Will likely do more of these next year, but keep them small-ish, so you can kind of wander down them and explore the emerging “zones” — and rest at different places to sit, which I will build in the future.

Don’t know what this yellow thing is. There are not many of these, but definitely introduced by yours truly…

There were lots of layers of insect traffic in this image (and everywhere) but it’s hard to effectively capture that type of activity in an unsophisticated photo.

I have at least two strains of sunflowers, it appears.
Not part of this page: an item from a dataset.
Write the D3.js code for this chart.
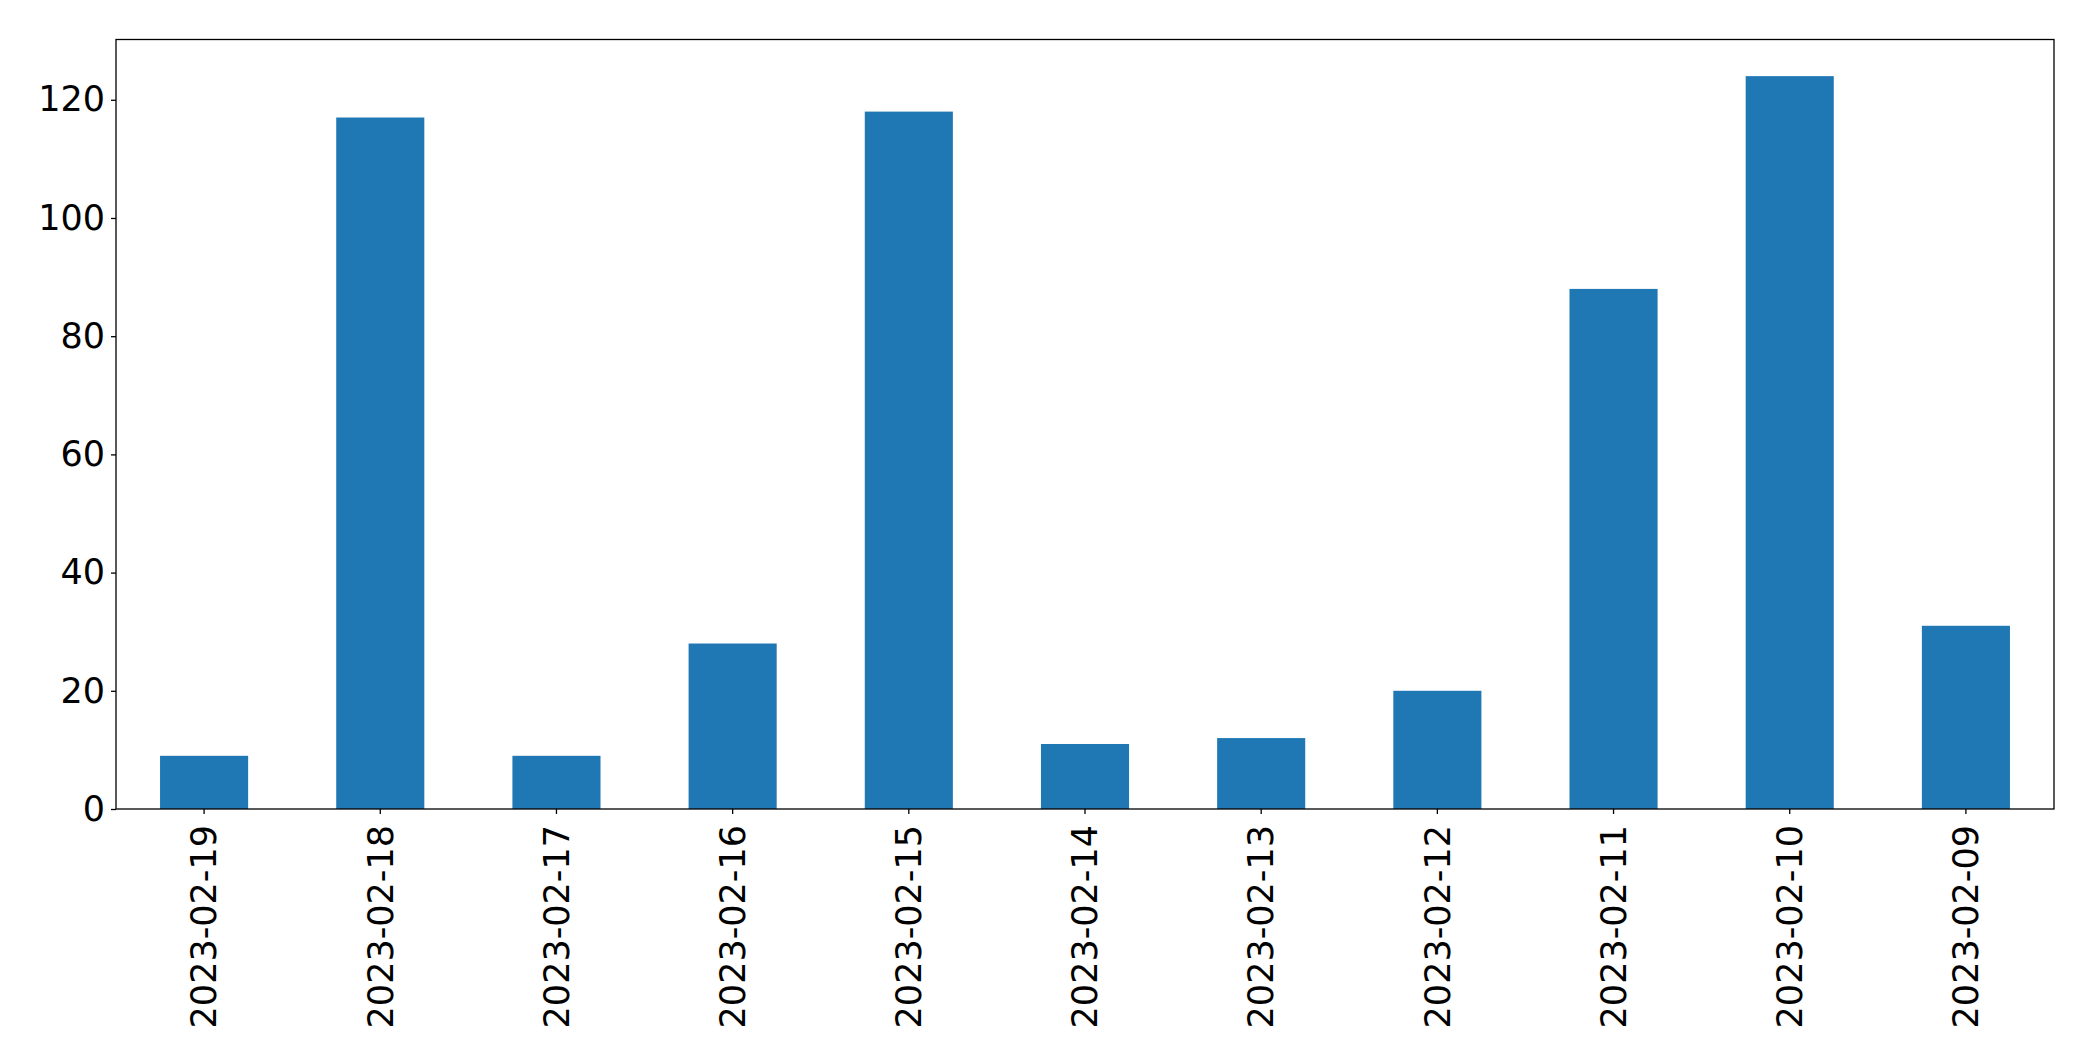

I’m thinking these taller, dark red ones are from VT-WFF, and the other ordinary yellow ones pictured above from a large sack of sunflower seed (for birds) that I bought.

This is far and away the densest, most active and fertile area of growth.

I read today (Duolingo) that fertig in German means, among other things, “ready.”

I just checked into this to see if fertile is from a German root, but Etymonline says Middle French/Latin:

fertile (adj.)

mid-15c., “bearing or producing abundantly,” from Middle French fertil (15c.) and directly from Latin fertilis “bearing in abundance, fruitful, productive,” from ferre “to bear,” from PIE root *bher- (1) “to carry,” also “to bear children.”

Wiktionary, for fertig, points to something else:

From Old High German fartīg, from the noun fart (“journey”), cognate with Low German fardig. Cognate with Old English fierd (“expedition, campaign”). More at ferd.

It’s a little hilarious that “fart” means journey, but I’m trying to overlook that at the moment…

From Wiktionary / ferd:

“From Middle English ferde, feord, furd, from Old English fyrd, fierd, ferd (“army, host, company”), from Proto-Germanic *fardiz (“journey, expedition”), from Proto-Indo-European *per- (“to put across, ferry”). Cognate with Old Frisian ferd, fart (“an expedition, journey”), Old High German fart (“journey”) (German Fahrt), Danish færd (“voyage, travel”). More at fare.”

But there is a sense of “bearing” or “carrying” to both, which makes it seem like there is perhaps a connection somewhere in here.